EU Wants to Curb Greenhouse Gas Emissions Beyond 2012
BRUSSELS, Belgium The European Union head office proposed plans for curbing greenhouse gas emissions beyond 2012 on Wednesday, arguing that environmental protection need not come at the expense of economic growth if countries work together.
With its proposal the European Commission became the first region in the world to announce a post-Kyoto strategy, underscoring its role as a global leader in environmental protection. The 25-nation bloc will present its plans to U.S. President George W. Bush during his Feb. 22 visit to Brussels.
"Without strong political leadership we can't win this battle," said EU Commission President Jose Manuel Barroso. "We must act now."
The EU played a major part in getting Kyoto off the ground -- a difficult task after the United States, the world's largest emitter of greenhouse gases, pulled out of the treaty in 2001. The United States said the agreement would hurt its industry and hinder economic growth.
Washington favors voluntary agreements with industry over binding targets, and is investing billion of dollars into new climate-friendly technologies.
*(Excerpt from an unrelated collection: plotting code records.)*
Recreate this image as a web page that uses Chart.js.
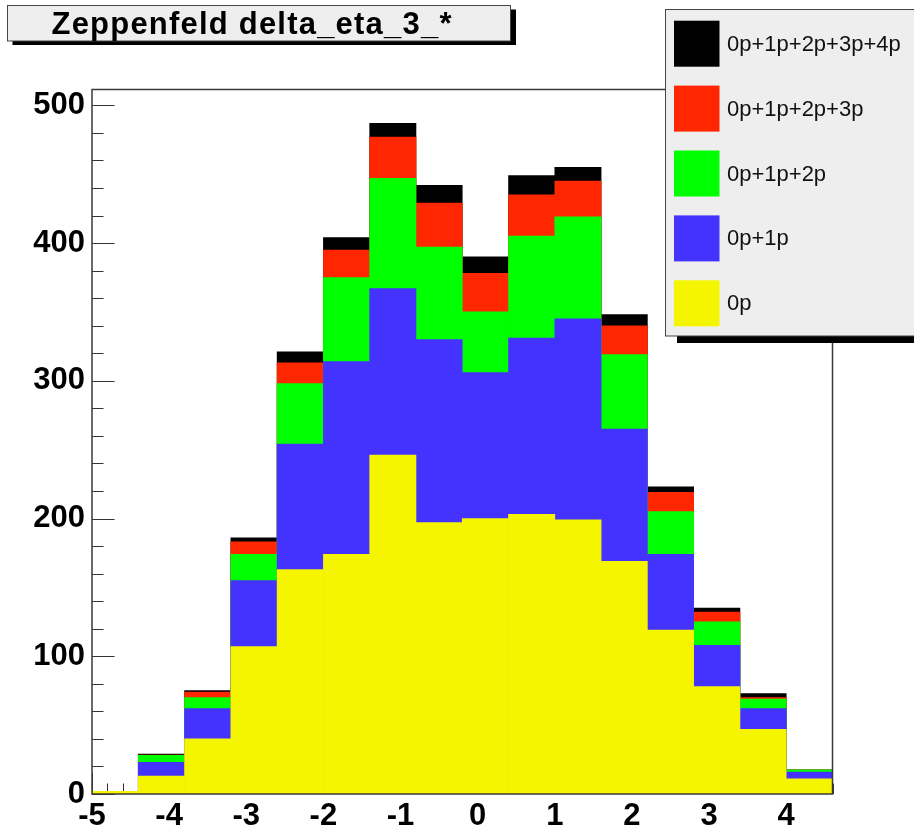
<!DOCTYPE html>
<html>
<head>
<meta charset="utf-8">
<title>Zeppenfeld delta_eta_3_*</title>
<script src="https://cdn.jsdelivr.net/npm/chart.js@4.4.1/dist/chart.umd.min.js"></script>
<style>
  html, body { margin: 0; padding: 0; background: #ffffff; }
  canvas { display: block; }
</style>
</head>
<body>
<canvas id="c" width="914" height="833"></canvas>
<script>
// Bin centres of the delta_eta histogram (16 bins of width 0.6 from -5 to 4.6)
const binCenters = [-4.7, -4.1, -3.5, -2.9, -2.3, -1.7, -1.1, -0.5, 0.1, 0.7, 1.3, 1.9, 2.5, 3.1, 3.7, 4.3];

// Cumulative event counts per bin for each parton-multiplicity sum
const h0p      = [2, 13, 40, 107, 163, 174, 246, 197, 200, 203, 199, 169, 119, 78, 47, 11];
const h01p     = [2, 23, 62, 155, 254, 314, 367, 330, 306, 331, 345, 265, 174, 108, 62, 16];
const h012p    = [2, 28, 70, 174, 298, 375, 447, 397, 350, 405, 419, 319, 205, 125, 69, 17.5];
const h0123p   = [2, 28.3, 74, 183, 313, 395, 477, 429, 378, 435, 445, 340, 219, 132, 70, 17.5];
const h01234p  = [2, 29, 75, 186, 321, 404, 487, 442, 390, 449, 455, 348, 223, 135, 73, 17.5];

const xTicks = [-5, -4, -3, -2, -1, 0, 1, 2, 3, 4];
const yTicks = [0, 100, 200, 300, 400, 500];

const seriesLabels = ['0p', '0p+1p', '0p+1p+2p', '0p+1p+2p+3p', '0p+1p+2p+3p+4p'];
const seriesValues = [h0p, h01p, h012p, h0123p, h01234p];
const seriesColors = ['#f5f500', '#4433ff', '#00ff00', '#ff2600', '#000000'];

const titleText = 'Zeppenfeld delta_eta_3_*';
const FONT = '"Liberation Sans", Arial, Helvetica, sans-serif';

// Inward tick marks (drawn under the histograms, like ROOT axes)
const axisTicks = {
  id: 'axisTicks',
  beforeDatasetsDraw(chart) {
    const { ctx, chartArea: a, scales: { x, y } } = chart;
    ctx.save();
    ctx.strokeStyle = '#333333';
    ctx.lineWidth = 1;
    ctx.beginPath();
    // y axis: major every 100, minor every 20
    for (let k = 0; k * 20 <= y.max; k++) {
      const v = k * 20;
      const p = Math.round(y.getPixelForValue(v)) + 0.5;
      const len = (v % 100 === 0) ? 22.5 : 11.5;
      ctx.moveTo(a.left, p);
      ctx.lineTo(a.left + len, p);
    }
    // x axis: major every 1, minor every 0.2
    for (let k = 0; xTicks[0] + k * 0.2 <= x.max + 1e-9; k++) {
      const v = xTicks[0] + k * 0.2;
      const p = Math.round(x.getPixelForValue(v)) + 0.5;
      const len = (k % 5 === 0) ? 21 : 10.5;
      ctx.moveTo(p, a.bottom);
      ctx.lineTo(p, a.bottom - len);
    }
    ctx.stroke();
    ctx.restore();
  },
  afterDatasetsDraw(chart) {
    const { ctx, chartArea: a } = chart;
    ctx.save();
    ctx.strokeStyle = '#3a3a3a';
    ctx.lineWidth = 1.5;
    ctx.strokeRect(a.left, a.top, a.right - a.left, a.bottom - a.top);
    ctx.restore();
  }
};

// Title pave and legend box with ROOT-style drop shadows
const paves = {
  id: 'paves',
  afterDraw(chart) {
    const ctx = chart.ctx;
    ctx.save();

    // title pave
    ctx.fillStyle = '#000000';
    ctx.fillRect(12.5, 9.5, 503.5, 35.5);
    ctx.fillStyle = '#eeeeee';
    ctx.fillRect(7.5, 5, 503, 36);
    ctx.strokeStyle = '#444444';
    ctx.lineWidth = 1;
    ctx.strokeRect(7.5, 5.5, 503, 35.5);

    ctx.fillStyle = '#000000';
    ctx.font = 'bold 31px ' + FONT;
    ctx.textAlign = 'left';
    ctx.textBaseline = 'alphabetic';
    const targetWidth = 400;
    const natural = ctx.measureText(titleText).width;
    const spacing = (targetWidth - natural) / (titleText.length - 1);
    if ('letterSpacing' in ctx) {
      ctx.letterSpacing = spacing.toFixed(2) + 'px';
      ctx.fillText(titleText, 251.5 - targetWidth / 2, 34);
      ctx.letterSpacing = '0px';
    } else {
      ctx.translate(251.5 - targetWidth / 2, 34);
      ctx.scale(targetWidth / natural, 1);
      ctx.fillText(titleText, 0, 0);
      ctx.setTransform(1, 0, 0, 1, 0, 0);
    }

    // legend box
    ctx.fillStyle = '#000000';
    ctx.fillRect(677, 16, 300, 327);
    ctx.fillStyle = '#eeeeee';
    ctx.fillRect(665.5, 9.5, 300, 326.5);
    ctx.strokeStyle = '#444444';
    ctx.strokeRect(665.5, 9.5, 300, 326.5);

    ctx.font = '22px ' + FONT;
    ctx.textAlign = 'left';
    ctx.textBaseline = 'middle';
    const ds = chart.data.datasets.slice().reverse();
    ds.forEach((d, i) => {
      const cy = 43.7 + i * 64.9;
      ctx.fillStyle = d.backgroundColor;
      ctx.fillRect(674, cy - 23, 45.5, 46);
      ctx.fillStyle = '#111111';
      ctx.fillText(d.label, 727, cy + 1);
    });
    ctx.restore();
  }
};

const datasets = seriesLabels.map((label, i) => ({
  label,
  data: binCenters.map((c, j) => ({ x: c, y: seriesValues[i][j] })),
  backgroundColor: seriesColors[i],
  borderWidth: 0,
  grouped: false,
  barPercentage: 1,
  categoryPercentage: 1
}));

new Chart(document.getElementById('c'), {
  type: 'bar',
  data: { datasets },
  options: {
    responsive: false,
    animation: false,
    devicePixelRatio: 1,
    layout: { padding: { left: 0, top: 89.5, right: 81.5, bottom: 0 } },
    plugins: { legend: { display: false }, title: { display: false }, tooltip: { enabled: false } },
    scales: {
      x: {
        type: 'linear',
        min: -5,
        max: 4.6,
        offset: false,
        grid: { display: false, drawTicks: false, offset: false },
        border: { display: false },
        afterBuildTicks: s => { s.ticks = xTicks.map(v => ({ value: v })); },
        afterFit: s => { s.height = 39; },
        ticks: {
          padding: 4,
          autoSkip: false,
          maxRotation: 0,
          color: '#000000',
          font: { family: FONT, size: 31, weight: 'bold' },
          callback: v => String(v)
        }
      },
      y: {
        type: 'linear',
        min: 0,
        max: 511.5,
        grid: { display: false, drawTicks: false },
        border: { display: false },
        afterBuildTicks: s => { s.ticks = yTicks.map(v => ({ value: v })); },
        afterFit: s => { s.width = 92; },
        ticks: {
          padding: 7,
          color: '#000000',
          font: { family: FONT, size: 31, weight: 'bold' },
          callback: v => String(v)
        }
      }
    }
  },
  plugins: [axisTicks, paves]
});
</script>
</body>
</html>
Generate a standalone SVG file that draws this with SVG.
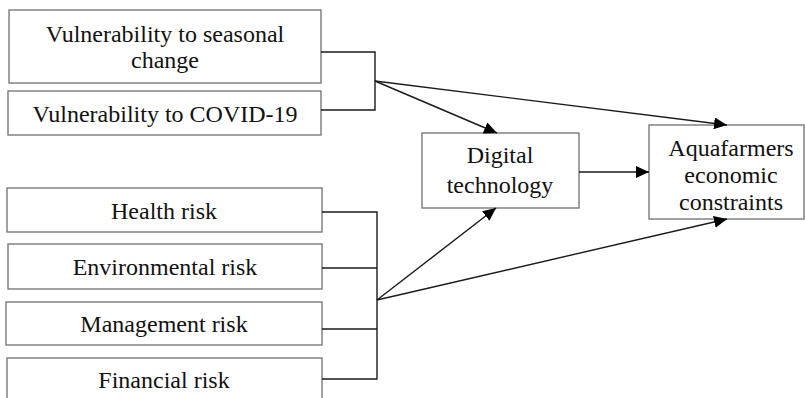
<svg xmlns="http://www.w3.org/2000/svg" width="805" height="398" viewBox="0 0 805 398">
<defs>
<style>
.box{fill:#fff;stroke:#7a7a7a;stroke-width:1.4}
.t{font-family:"Liberation Serif","Times New Roman",serif;font-size:24px;fill:#111;text-anchor:middle}
.c{fill:none;stroke:#1a1a1a;stroke-width:1.4}
</style>
<marker id="ah" viewBox="0 0 13 12" refX="13" refY="6" markerWidth="13" markerHeight="12" markerUnits="userSpaceOnUse" orient="auto">
<path d="M0,0 L13,6 L0,12 Z" fill="#000"/>
</marker>
</defs>
<rect width="805" height="398" fill="#fff"/>
<g id="n1"><rect class="box" x="9" y="10" width="312" height="73"/><text class="t" x="165" y="42">Vulnerability to seasonal</text><text class="t" x="165" y="68">change</text></g>
<g id="n2"><rect class="box" x="8" y="91" width="313" height="44"/><text class="t" x="165" y="122">Vulnerability to COVID-19</text></g>
<g id="n3"><rect class="box" x="7" y="188" width="315" height="44"/><text class="t" x="164" y="219">Health risk</text></g>
<g id="n4"><rect class="box" x="8" y="244" width="314" height="45"/><text class="t" x="165" y="275">Environmental risk</text></g>
<g id="n5"><rect class="box" x="6" y="302" width="316" height="43"/><text class="t" x="164" y="332">Management risk</text></g>
<g id="n6"><rect class="box" x="7" y="358" width="315" height="45"/><text class="t" x="164" y="388">Financial risk</text></g>
<g id="n7"><rect class="box" x="422" y="133" width="157" height="75"/><text class="t" x="500" y="163">Digital</text><text class="t" x="500" y="193">technology</text></g>
<g id="n8"><rect class="box" x="649" y="125" width="155" height="94"/><text class="t" x="731" y="156">Aquafarmers</text><text class="t" x="731" y="183">economic</text><text class="t" x="731" y="210">constraints</text></g>
<g id="connectors">
<path class="c" d="M321,52 H375 V110 H321"/>
<path class="c" d="M322,212 H377 V379 H322 M322,268 H377 M322,329 H377"/>
<line class="c" x1="375" y1="81" x2="497" y2="133" marker-end="url(#ah)"/>
<line class="c" x1="375" y1="81" x2="727" y2="125" marker-end="url(#ah)"/>
<line class="c" x1="579" y1="172" x2="649" y2="172" marker-end="url(#ah)"/>
<line class="c" x1="377" y1="300" x2="496" y2="208" marker-end="url(#ah)"/>
<line class="c" x1="377" y1="300" x2="727" y2="219" marker-end="url(#ah)"/>
</g>
</svg>
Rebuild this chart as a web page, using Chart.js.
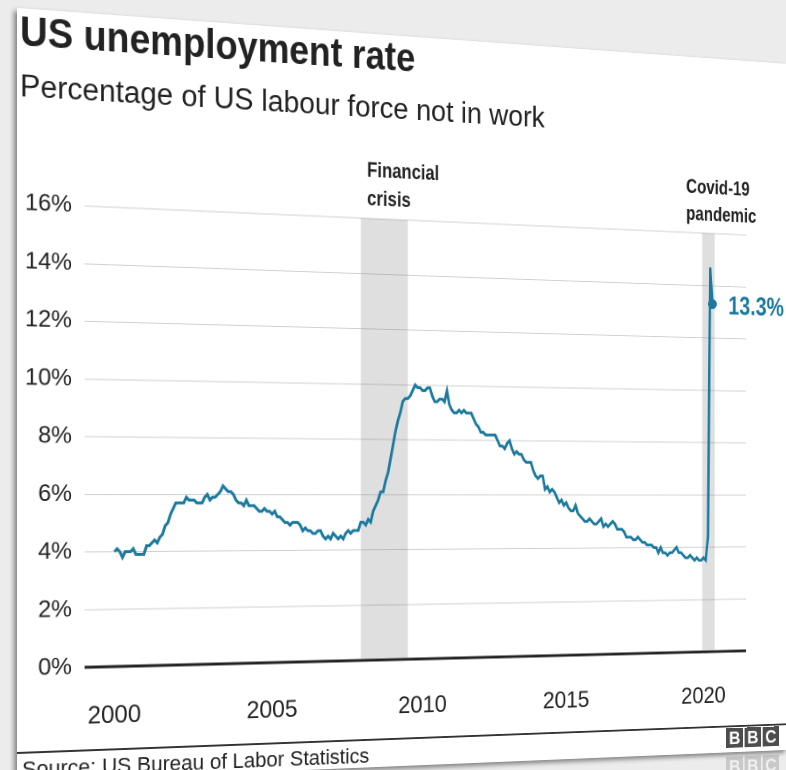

The EU also wants to encourage rapidly emerging economies, such as China and India, to play an active role because although emissions per capita in these countries are lower than in the West, the large size of their pollution coupled with economic growth will make them bigger polluters than the United States and Europe together in the coming decades.
"Fighting climate change is not a matter of choice, but a matter of necessity, said EU Environment Commissioner Stavros Dimas. "We will continue to lead by example, but we will also continue to pressure hard for all of our international partners to come on board."
Within Europe new incentives, such as tax breaks, for the development and uptake of new climate-friendly technologies are being considered. The EU Commission also wants to increase -- by an unspecified amount -- money invested in research and development. Moreover, the replacement of old power plants, transport systems and buildings also should be guided by green principles.
The EU believes emissions from airplanes and shipping need to be addressed both in Europe and abroad. They are currently outside the Kyoto rules because some governments feared that applying pollution targets to transport could hinder the development of global trade, hurting economic growth and jobs.
The EU says the costs associated with curbing emissions are manageable for the world's economies, providing they act together. Reducing emissions by around 1.5 percent a year in the EU after 2012 would shave a total of 0.5 percent to 1.5 percent off growth by 2025, the Commission says.
EU leaders will debate the Commission's proposal at a summit in Brussels in March.